Stars: Tilda Swinton, Goran Visnjic, Jonathan Tucker, Peter Donat
Directors: Scott McGehee and David Siegel
Writers: Scott McGehee and David Siegel, from the novel “The Blank Wall” by Elizabeth Sanxay Holding
As a crime drama, The Deep End is stunningly beautiful in its simplicity despite layered complications that threaten to annihilate the film’s heroine. The film is deeply involving thanks to Tilda Swinton’s terrifically spare performance and a neatly wrapped story.
Swinton plays Margaret Hall, the mother of three children, whose husband, a naval officer, is away at sea for much of the time. They live in a lovely house they share with her father-in-law Jack, on the shores of Lake Tahoe in Nevada.
As the film opens, Margaret is seen confronting a 30-year old gay club owner named Darby (Josh Lucas) who has been having a homosexual affair with her eldest son Beau (Jonathan Tucker) who’s 17. She asks Darby to stay away, and for $5,000, Darby says he’ll oblige her.
Some major plot elements have to be revealed to continue the review but I’ll be brief.
Darby makes an appearance at the house that night, enticing Beau, unbeknownst to Margaret, to join him for a little interlude. Things don’t go how either of them expect; they fight and Darby ends up dead, quite accidentally. But Beau doesn’t learn of this until much later. Margaret discovers the body the next morning. Quick assumption on her part and all she can see is Beau’s illustrious future being washed away. Beau is a talented musician, ready to be accepted into a prestigious college on a grant. Such a devoted mother Margaret is that she takes it upon herself to conceal the body. And all because she made the simple and very wrong assumption that Beau was guilty of murder.

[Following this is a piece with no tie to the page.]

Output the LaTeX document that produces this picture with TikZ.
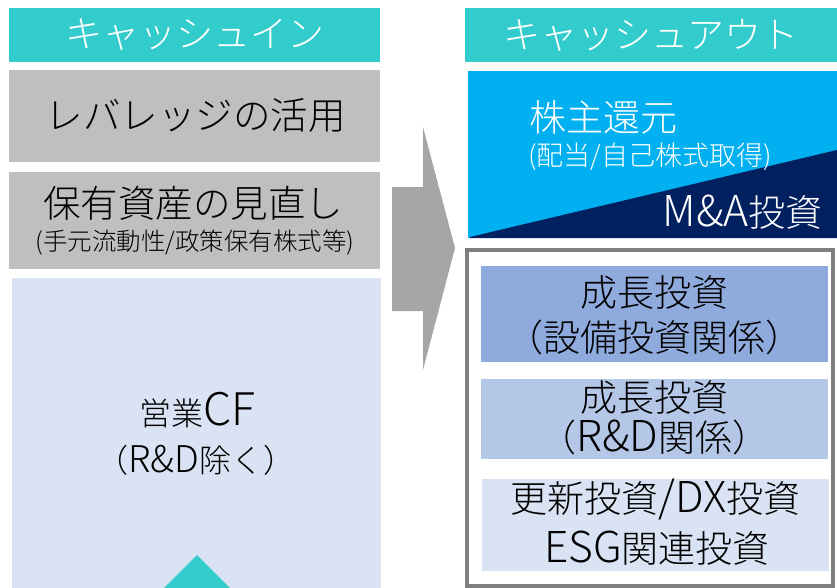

Watching how she deals with the cascade of events that follow is remarkable. At first she seems a foolish woman, but Margaret reveals herself to be resourceful and determined and Swinton portrays these qualities with the barest of effort. So when she finally breaks, it’s all that more real. There is a fascinating relationship between Margaret and a blackmailer, Goran Visnjic as Alek Spera, who has no stomach for the chore given him. It is this element that propels the film into covering new ground.
Lotta says: The Deep End is an intense and beautifully made melodrama.